他气得口不择言:“还……还夜观星象?!老夫昨晚明明在太医院灌参汤!灌得直打嗝!观个屁的星象!算个屁的尿炕!!”

噗——

正在努力扮演“人形锁”的福顺,一个没绷住,笑喷了。

这一笑,差点把周墨宣气得当场升天。

旧档库里鸡飞狗跳,尘土飞扬。
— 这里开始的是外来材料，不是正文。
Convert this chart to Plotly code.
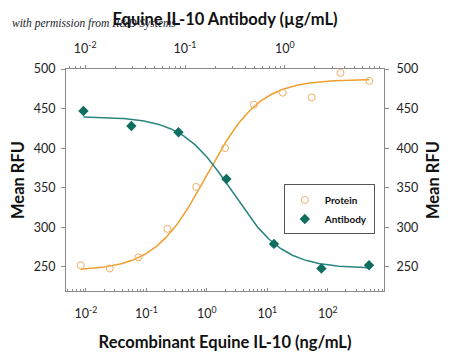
import numpy as np
import plotly.graph_objects as go

# ---- data ----
protein_conc = [0.0082, 0.0247, 0.074, 0.222, 0.667, 2.0, 6.0, 18.0, 54.0, 162.0, 486.0]   # ng/mL
protein_rfu = [252, 248, 262, 298, 351, 400, 455, 470, 464, 495, 485]

antibody_conc = [0.0096, 0.029, 0.086, 0.26, 0.78, 2.33, 7.0]   # ug/mL
antibody_rfu = [447, 428, 420, 361, 279, 248, 252]

# 4-parameter logistic fit parameters (bottom, top, EC50, hill)
protein_fit = dict(bottom=245, top=487, ec50=1.0, hill=1.0)
antibody_fit = dict(bottom=248, top=440, ec50=0.30, hill=1.7)

bottom_tickvals = [0.01, 0.1, 1, 10, 100]
bottom_ticktext = ["10<sup>-2</sup>", "10<sup>-1</sup>", "10<sup>0</sup>", "10<sup>1</sup>", "10<sup>2</sup>"]
top_tickvals = [0.01, 0.1, 1]
top_ticktext = ["10<sup>-2</sup>", "10<sup>-1</sup>", "10<sup>0</sup>"]
y_tickvals = [250, 300, 350, 400, 450, 500]
minor_multipliers = [2, 3, 4, 5, 6, 7, 8, 9]
bottom_decades = [0.001, 0.01, 0.1, 1, 10, 100]
top_decades = [0.001, 0.01, 0.1, 1]

bottom_minor = [d * m for d in bottom_decades for m in minor_multipliers]
top_minor = [d * m for d in top_decades for m in minor_multipliers]


def four_pl(x, p, rising=True):
    x = np.asarray(x)
    if rising:
        return p["bottom"] + (p["top"] - p["bottom"]) / (1 + (p["ec50"] / x) ** p["hill"])
    return p["bottom"] + (p["top"] - p["bottom"]) / (1 + (x / p["ec50"]) ** p["hill"])


px = np.logspace(np.log10(protein_conc[0]), np.log10(protein_conc[-1]), 200)
ax = np.logspace(np.log10(antibody_conc[0]), np.log10(antibody_conc[-1]), 200)

ORANGE = "#F0A030"
ORANGE_M = "#F2AE62"
TEAL = "#2A8580"
TEAL_M = "#0F6E60"
AXIS = "#8a8a8a"
FONT = "Lato, Roboto, sans-serif"

fig = go.Figure()
fig.add_trace(go.Scatter(x=px, y=four_pl(px, protein_fit, True), mode="lines",
                         line=dict(color=ORANGE, width=1.5), showlegend=False,
                         hoverinfo="skip", xaxis="x", yaxis="y"))
fig.add_trace(go.Scatter(x=ax, y=four_pl(ax, antibody_fit, False), mode="lines",
                         line=dict(color=TEAL, width=1.5), showlegend=False,
                         hoverinfo="skip", xaxis="x2", yaxis="y2"))
fig.add_trace(go.Scatter(x=protein_conc, y=protein_rfu, mode="markers", name="Protein",
                         marker=dict(symbol="circle-open", size=7, color=ORANGE_M,
                                     line=dict(width=1, color=ORANGE_M)),
                         xaxis="x", yaxis="y"))
fig.add_trace(go.Scatter(x=antibody_conc, y=antibody_rfu, mode="markers", name="Antibody",
                         marker=dict(symbol="diamond", size=8, color=TEAL_M),
                         xaxis="x2", yaxis="y2"))

yr = [219.5, 500]
tick_font = dict(family=FONT, size=12.5, color="#222")


def tfont(size):
    return dict(family=FONT, size=size, color="#111", weight="bold")


# the page body adds an 8px offset, so the figure is sized and margined to compensate
fig.update_layout(
    width=442, height=349,
    margin=dict(l=58, r=65.5, t=61, b=66),
    paper_bgcolor="white", plot_bgcolor="white",
    xaxis=dict(type="log", range=[-2.33, 2.93], showline=True, linecolor=AXIS, linewidth=1,
               ticks="inside", ticklen=3, tickcolor=AXIS, tickvals=bottom_tickvals,
               ticktext=bottom_ticktext, tickfont=tick_font, showgrid=False, zeroline=False,
               automargin=False,
               minor=dict(ticks="inside", ticklen=2, tickcolor=AXIS, showgrid=False,
                          tickmode="array", tickvals=bottom_minor),
               title=dict(text="Recombinant Equine IL-10 (ng/mL)", font=tfont(16.5), standoff=16),
               ticklabelstandoff=11),
    xaxis2=dict(type="log", range=[-2.193, 0.995], overlaying="x", side="top", showline=True,
                linecolor=AXIS, linewidth=1, ticks="outside", ticklen=3, tickcolor=AXIS,
                tickvals=top_tickvals, ticktext=top_ticktext, tickfont=tick_font,
                showgrid=False, zeroline=False, automargin=False,
                minor=dict(ticks="outside", ticklen=2, tickcolor=AXIS, showgrid=False,
                           tickmode="array", tickvals=top_minor),
                title=dict(text="Equine IL-10 Antibody (µg/mL)", font=tfont(16.5), standoff=8),
                ticklabelstandoff=7),
    yaxis=dict(range=yr, showline=True, linecolor=AXIS, linewidth=1, ticks="outside", ticklen=4,
               tickcolor=AXIS, tickvals=y_tickvals, tickfont=tick_font, showgrid=False,
               zeroline=False, automargin=False, ticklabelstandoff=3,
               title=dict(text="Mean RFU", font=tfont(16.5), standoff=8)),
    yaxis2=dict(range=yr, overlaying="y", side="right", showline=True, linecolor=AXIS, linewidth=1,
                ticks="outside", ticklen=4, tickcolor=AXIS, tickvals=y_tickvals, tickfont=tick_font,
                showgrid=False, zeroline=False, automargin=False, ticklabelstandoff=5,
                title=dict(text="Mean RFU", font=tfont(16.5), standoff=10)),
    legend=dict(x=0.685, y=0.48, xanchor="left", yanchor="top", bgcolor="white",
                bordercolor="#555", borderwidth=1,
                font=dict(family=FONT, size=10, color="#111", weight="bold"),
                itemwidth=30),
    annotations=[dict(text="with permission from R&D Systems", xref="paper", yref="paper",
                      x=-0.175, y=1.205, xanchor="left", yanchor="middle", showarrow=False,
                      font=dict(family="Liberation Serif, DejaVu Serif, serif", size=11.5,
                                color="#1a1a2a", style="italic"))],
)

fig.write_html("out.html")
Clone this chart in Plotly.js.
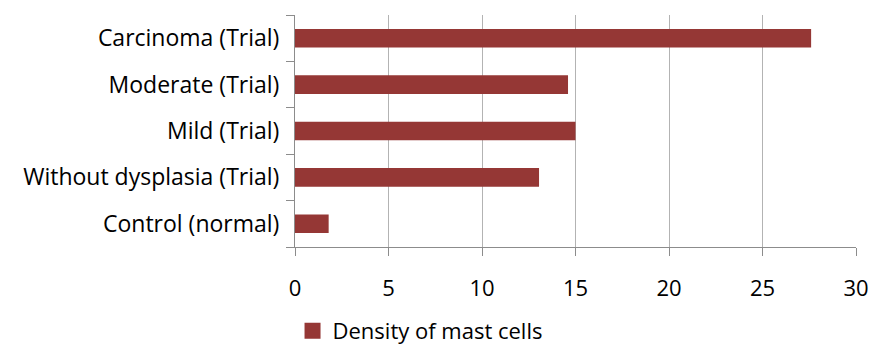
<!DOCTYPE html>
<html>
<head>
<meta charset="utf-8">
<script src="https://cdn.plot.ly/plotly-3.0.1.min.js"></script>
<style>html,body{margin:0;padding:0;background:#fff;}#chart{width:872px;height:345px;}</style>
</head>
<body>
<div id="chart"></div>
<script>
const categories = ["Control (normal)", "Without dysplasia (Trial)", "Mild (Trial)", "Moderate (Trial)", "Carcinoma (Trial)"];
const density = [1.8, 13.05, 15.0, 14.6, 27.6];
const seriesName = "Density of mast cells";
const xTicks = [0, 5, 10, 15, 20, 25, 30];

const FONT = "'Open Sans', Lato, sans-serif";
const BAR_COLOR = "#953735";

const barTrace = {
  type: "bar",
  orientation: "h",
  y: categories,
  x: density,
  name: seriesName,
  marker: {color: BAR_COLOR},
  showlegend: false
};

const legendTrace = {
  type: "scatter",
  mode: "markers",
  x: [null],
  y: [null],
  name: seriesName,
  marker: {symbol: "square", size: 16, color: BAR_COLOR},
  showlegend: true,
  hoverinfo: "skip"
};

const layout = {
  width: 872,
  height: 345,
  margin: {l: 295, r: 16, t: 15, b: 98},
  paper_bgcolor: "#fff",
  plot_bgcolor: "#fff",
  font: {family: FONT, size: 22, color: "#000"},
  bargap: 0.6,
  xaxis: {
    range: [0, 30],
    tickvals: xTicks,
    ticktext: xTicks.map(String),
    showgrid: true,
    gridcolor: "#b3b3b3",
    gridwidth: 1,
    zeroline: false,
    showline: true,
    linecolor: "#8c8c8c",
    linewidth: 1,
    ticks: "outside",
    ticklen: 8,
    tickcolor: "#8c8c8c",
    ticklabelstandoff: 14,
    fixedrange: true
  },
  yaxis: {
    type: "category",
    categoryorder: "array",
    categoryarray: categories,
    showgrid: false,
    zeroline: false,
    showline: true,
    linecolor: "#8c8c8c",
    linewidth: 1,
    ticks: "outside",
    ticklen: 8,
    tickcolor: "#8c8c8c",
    tickson: "boundaries",
    ticklabelstandoff: 10,
    tickfont: {family: FONT, size: 23, color: "#000"},
    fixedrange: true
  },
  legend: {
    orientation: "h",
    x: 303 / 872 - 0.012,
    xanchor: "left",
    xref: "container",
    y: 14 / 345,
    yanchor: "middle",
    yref: "container",
    font: {family: FONT, size: 22, color: "#000"},
    itemwidth: 30,
    bgcolor: "rgba(0,0,0,0)"
  }
};

Plotly.newPlot("chart", [barTrace, legendTrace], layout, {displayModeBar: false, staticPlot: true});
</script>
</body>
</html>
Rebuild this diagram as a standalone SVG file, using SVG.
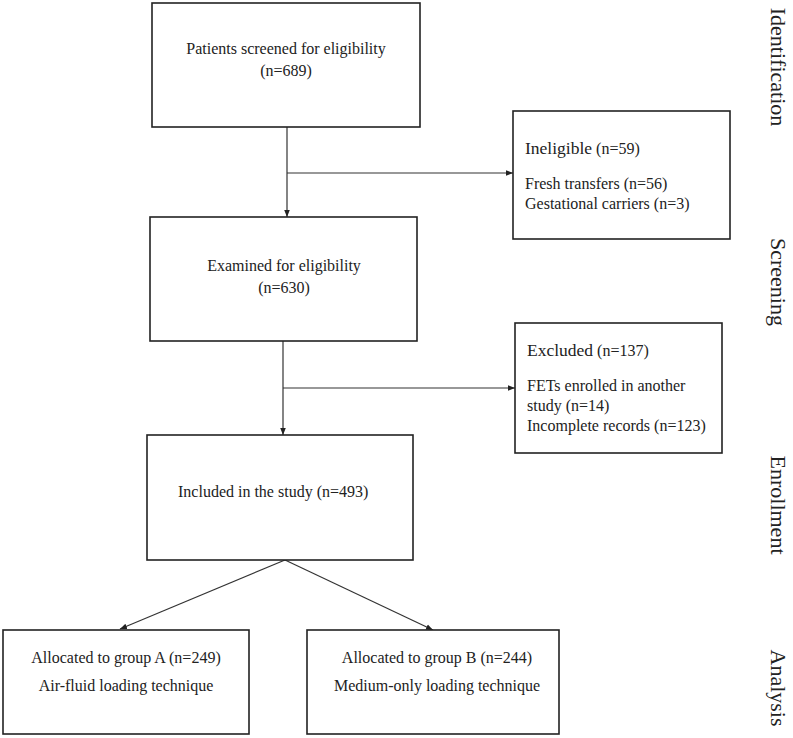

江屿白抱头鼠窜,周墨宣拄棍追杀(被福顺限制),福顺一边憋笑一边拉架,场面一度十分混乱且……滑稽。

就在这混乱达到顶点,周墨宣终于挣脱福顺的“束缚”,一棍子扫向江屿白藏身的旧书架时……

异变陡生!

也许是周老含怒一击力道太大,也许是那书架年久失修早已不堪重负。

只听“哗啦——哐当!”一阵巨响!

江屿白头顶那个塞满了厚重旧档、摇摇欲坠的高大书架,如同被推倒的多米诺骨牌,猛地倾斜、垮塌下来!

沉重的木架,带着漫天飞舞的灰尘和无数泛黄发脆的旧纸卷宗,如同雪崩一般,朝着

“小心!”

“快躲开!”

福顺的尖叫和周墨宣的惊呼同时响起。

江屿白离得最近,首当其冲!他只来得及下意识地抱头缩成一团,心里哀嚎:“吾命休矣!没死在北狄邪鼓下,没死在周老棍棒下,难道要命丧自家旧书堆?!”

预想中的剧痛和被活埋的窒息感并未传来。

书架倒塌的势头,似乎被什么东西在半空中极其短暂地阻滞了一下?

就在这电光火石的一刹那!

嗖——!

一个极其微小、速度极快的暗影,如同被书架倒塌的气流激射而出的子弹,从漫天飞舞的纸屑和灰尘中猛地射出!

不偏不倚!

啪!

正好砸在江屿白因为抱头而露出的……光洁饱满的额头上!

力道不大,但非常突然,砸得他“嗷”一嗓子。

“什么东西?!”江屿白捂着被砸中的额头,惊魂未定地抬头。

灰尘弥漫中,一个黄豆大小、灰扑扑的东西,掉落在他的脚边。

不是书,不是木屑。

是一颗……蜡丸!

一颗表面沾满了灰尘,但依稀能看到刻着一个极其微小、形似扭曲兽角的诡异符号的——蜡丸!

与此同时,在旧档库某个积满灰尘的角落。

那块早已被江屿白遗忘、静静躺在充能矿石堆里“养病”、屏幕漆黑如同板砖的旧手机。

其侧面那个同样沉寂了许久的呼吸指示灯。

极其微弱地、却异常顽强地……

闪烁了一下。

一抹幽蓝的光芒,在弥漫的灰尘中,一闪而逝。